Theiling Online    Sitemap    Conlang Mailing List HQ   

Re: MNCH (was: magic natlang corpus harvesting)

From:Danny Wier <dawiertx@...>
Date:Friday, May 28, 2004, 6:54
From: "Emily Zilch" <emily0@...>

> { 20040527,0304 | Danny Wier } > > "I got 2.78 million hits for Arabic /la:/ 'no' (a ligature) with pretty > high precision. For Hindi, there are 40,700 pages with /hai/ 'he/she/it > is', but there may be some other Devanagari-script languages involved." > > The ligature LA+ALIF is used with great frequency in Farsi. In fact, I > bet it appears in every Arabic-alifba-using natlang.

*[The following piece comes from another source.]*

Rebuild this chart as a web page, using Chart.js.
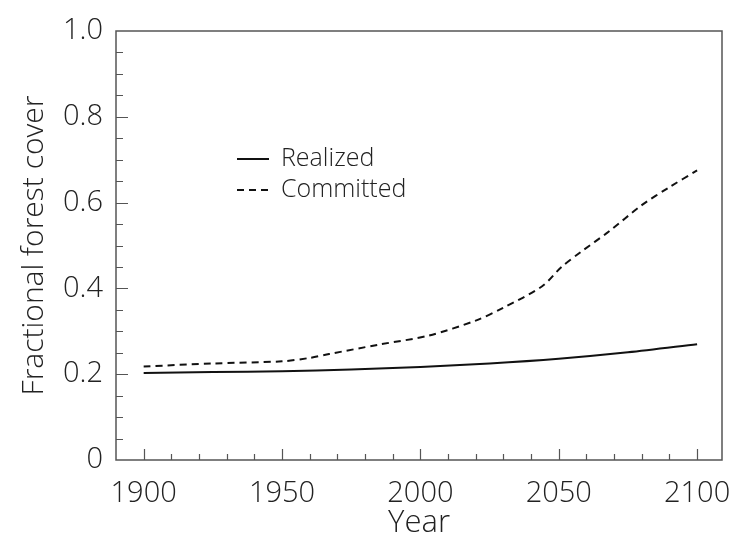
<!DOCTYPE html>
<html>
<head>
<meta charset="utf-8">
<script src="https://cdn.jsdelivr.net/npm/chart.js@4"></script>
<style>
  html, body { margin: 0; padding: 0; background: #fff; overflow: hidden; }
</style>
</head>
<body>
<canvas id="myChart" width="733" height="534"></canvas>
<script>
// data
const realizedYears = [1900, 1925, 1950, 1975, 2000, 2025, 2050, 2075, 2100];
const realizedValues = [0.203, 0.205, 0.207, 0.211, 0.217, 0.225, 0.236, 0.251, 0.270];

const committedYears = [1900, 1925, 1950, 1960, 1967, 1985, 2003, 2020, 2030, 2044, 2051, 2058, 2068, 2080, 2090, 2100];
const committedValues = [0.218, 0.225, 0.230, 0.238, 0.247, 0.269, 0.290, 0.325, 0.355, 0.405, 0.450, 0.485, 0.532, 0.594, 0.636, 0.675];

const xTicks = [1900, 1950, 2000, 2050, 2100];
const yTicks = [0, 0.2, 0.4, 0.6, 0.8, 1.0];
const xMinor = 10;
const yMinor = 0.05;

const seriesLabels = ["Realized", "Committed"];
const axisTitles = { x: "Year", y: "Fractional forest cover" };

const FONT = "'Open Sans', 'DejaVu Sans', sans-serif";
const INK = "#222";

const toPoints = (xs, ys) => xs.map((x, i) => ({ x: x, y: ys[i] }));

// frame + inward ticks + legend drawn inside the plot area
const frameAndTicks = {
  id: "frameAndTicks",
  afterDraw(chart) {
    const { ctx, chartArea: a, scales } = chart;
    const x = scales.x, y = scales.y;
    ctx.save();
    ctx.strokeStyle = "#555";
    ctx.lineWidth = 1.5;
    ctx.strokeRect(a.left, a.top, a.right - a.left, a.bottom - a.top);

    ctx.lineWidth = 1.2;
    ctx.beginPath();
    for (let v = 1900; v <= 2100; v += xMinor) {
      const px = Math.round(x.getPixelForValue(v)) + 0.5;
      const len = xTicks.includes(v) ? 11 : 6;
      ctx.moveTo(px, a.bottom);
      ctx.lineTo(px, a.bottom - len);
    }
    for (let k = 1; k < 20; k++) {
      const v = k * yMinor;
      const py = Math.round(y.getPixelForValue(v)) + 0.5;
      const major = k % 4 === 0;
      const len = major ? 12 : 7;
      ctx.moveTo(a.left, py);
      ctx.lineTo(a.left + len, py);
    }
    ctx.stroke();

    // legend
    const sets = chart.data.datasets;
    const lx = 237, ly = 159, gap = 31;
    ctx.font = "300 25px " + FONT;
    ctx.textBaseline = "middle";
    ctx.fillStyle = INK;
    sets.forEach((ds, i) => {
      const yy = ly + i * gap;
      ctx.strokeStyle = ds.borderColor;
      ctx.lineWidth = 2;
      ctx.setLineDash(ds.borderDash || []);
      ctx.beginPath();
      ctx.moveTo(lx, yy);
      ctx.lineTo(lx + 32, yy);
      ctx.stroke();
      ctx.setLineDash([]);
      ctx.fillText(ds.label, lx + 44, yy);
    });
    ctx.restore();
  },
};

const ctx = document.getElementById("myChart").getContext("2d");
const myChart = new Chart(ctx, {
  type: "line",
  data: {
    datasets: [
      {
        label: seriesLabels[0],
        data: toPoints(realizedYears, realizedValues),
        borderColor: "#111",
        borderWidth: 2,
        pointRadius: 0,
        tension: 0.3,
      },
      {
        label: seriesLabels[1],
        data: toPoints(committedYears, committedValues),
        borderColor: "#111",
        borderWidth: 2,
        borderDash: [7, 5],
        pointRadius: 0,
        tension: 0.3,
      },
    ],
  },
  options: {
    responsive: false,
    animation: false,
    maintainAspectRatio: false,
    devicePixelRatio: 1,
    layout: { padding: { top: 31, right: 11, left: 0, bottom: 0 } },
    plugins: {
      legend: { display: false },
      tooltip: { enabled: false },
    },
    scales: {
      x: {
        type: "linear",
        min: 1890,
        max: 2109,
        afterBuildTicks: (s) => { s.ticks = xTicks.map((v) => ({ value: v })); },
        afterFit: (s) => { s.height = 74; s.paddingLeft = 0; s.paddingRight = 0; },
        grid: { display: false, tickLength: 0 },
        border: { display: false },
        ticks: {
          color: INK,
          padding: 16,
          font: { family: FONT, size: 29, weight: 300 },
          callback: (v) => String(v),
          maxRotation: 0,
        },
        title: {
          display: true,
          text: axisTitles.x,
          color: INK,
          padding: { top: 0, bottom: -8 },
          font: { family: FONT, size: 31, weight: 300 },
        },
      },
      y: {
        min: 0,
        max: 1,
        afterBuildTicks: (s) => { s.ticks = yTicks.map((v) => ({ value: v })); },
        afterFit: (s) => { s.width = 116; s.paddingTop = 0; s.paddingBottom = 0; },
        grid: { display: false, tickLength: 0 },
        border: { display: false },
        ticks: {
          color: INK,
          padding: 13,
          font: { family: FONT, size: 29, weight: 300 },
          callback: (v) => (v === 0 ? "0" : v.toFixed(1)),
        },
        title: {
          display: true,
          text: axisTitles.y,
          color: INK,
          padding: { top: 16, bottom: 0 },
          font: { family: FONT, size: 30, weight: 300 },
        },
      },
    },
  },
  plugins: [frameAndTicks],
});
</script>
</body>
</html>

But I searched for the word /la:/ by itself, not as part of a word. But I wasn't aware that the word for 'not' in Arabic is also the word for 'strand' or 'layer' in Farsi (I just looked that up), so a better word could be used. I tried /?\ala:/ 'on, over, above' in Arabic, but it returned almost 6 million hits, a lot of them in Farsi. And no native words in the latter have either voiceless or voiced pharyngeal fricative.

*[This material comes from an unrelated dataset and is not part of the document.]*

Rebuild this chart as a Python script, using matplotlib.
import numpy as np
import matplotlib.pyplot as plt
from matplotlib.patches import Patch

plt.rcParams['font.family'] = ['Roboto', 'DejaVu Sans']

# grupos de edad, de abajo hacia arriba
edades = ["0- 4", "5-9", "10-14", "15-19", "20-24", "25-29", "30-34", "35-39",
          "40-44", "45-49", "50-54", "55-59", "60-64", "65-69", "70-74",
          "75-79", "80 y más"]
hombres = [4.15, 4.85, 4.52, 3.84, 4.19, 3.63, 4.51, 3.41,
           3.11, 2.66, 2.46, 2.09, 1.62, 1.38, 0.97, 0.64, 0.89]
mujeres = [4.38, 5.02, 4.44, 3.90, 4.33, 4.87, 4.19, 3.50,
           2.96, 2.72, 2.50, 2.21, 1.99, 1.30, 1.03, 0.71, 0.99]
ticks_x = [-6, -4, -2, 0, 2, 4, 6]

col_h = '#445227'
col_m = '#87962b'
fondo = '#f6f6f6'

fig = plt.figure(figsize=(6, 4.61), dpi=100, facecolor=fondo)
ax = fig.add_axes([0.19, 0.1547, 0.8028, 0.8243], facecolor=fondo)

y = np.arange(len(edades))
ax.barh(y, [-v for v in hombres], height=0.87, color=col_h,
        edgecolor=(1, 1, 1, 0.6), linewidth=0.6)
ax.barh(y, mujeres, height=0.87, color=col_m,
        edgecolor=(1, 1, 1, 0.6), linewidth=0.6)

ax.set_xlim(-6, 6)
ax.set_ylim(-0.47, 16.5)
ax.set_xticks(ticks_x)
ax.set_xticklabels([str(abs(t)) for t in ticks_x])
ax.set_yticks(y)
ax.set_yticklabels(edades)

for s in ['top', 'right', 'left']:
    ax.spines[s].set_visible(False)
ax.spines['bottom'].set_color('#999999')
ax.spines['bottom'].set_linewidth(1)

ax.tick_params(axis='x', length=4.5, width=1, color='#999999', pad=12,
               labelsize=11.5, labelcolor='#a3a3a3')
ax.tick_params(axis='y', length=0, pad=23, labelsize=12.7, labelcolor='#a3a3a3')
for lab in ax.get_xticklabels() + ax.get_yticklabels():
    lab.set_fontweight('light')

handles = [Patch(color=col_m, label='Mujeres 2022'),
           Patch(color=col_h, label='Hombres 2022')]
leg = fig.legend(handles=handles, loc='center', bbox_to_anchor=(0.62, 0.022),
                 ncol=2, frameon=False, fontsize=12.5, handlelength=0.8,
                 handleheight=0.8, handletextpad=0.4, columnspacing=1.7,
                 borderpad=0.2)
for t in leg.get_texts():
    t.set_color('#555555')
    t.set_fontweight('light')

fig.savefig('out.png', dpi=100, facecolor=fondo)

> Of course, there may be a qualitative difference in the encoding since > Farsi et al. use a different handwriting style, the so-called KUFIC or > "horizontal" script, while Arabic(s) and African natlang alifba > borrowers use the "vertical" script, but this may appear in coding > simply as a font choice.
It's just a font choice, and Farsi can be written in any calligraphic style Arabic can be. It's Urdu that is normally written in Nastaleeq, rather than Naskh.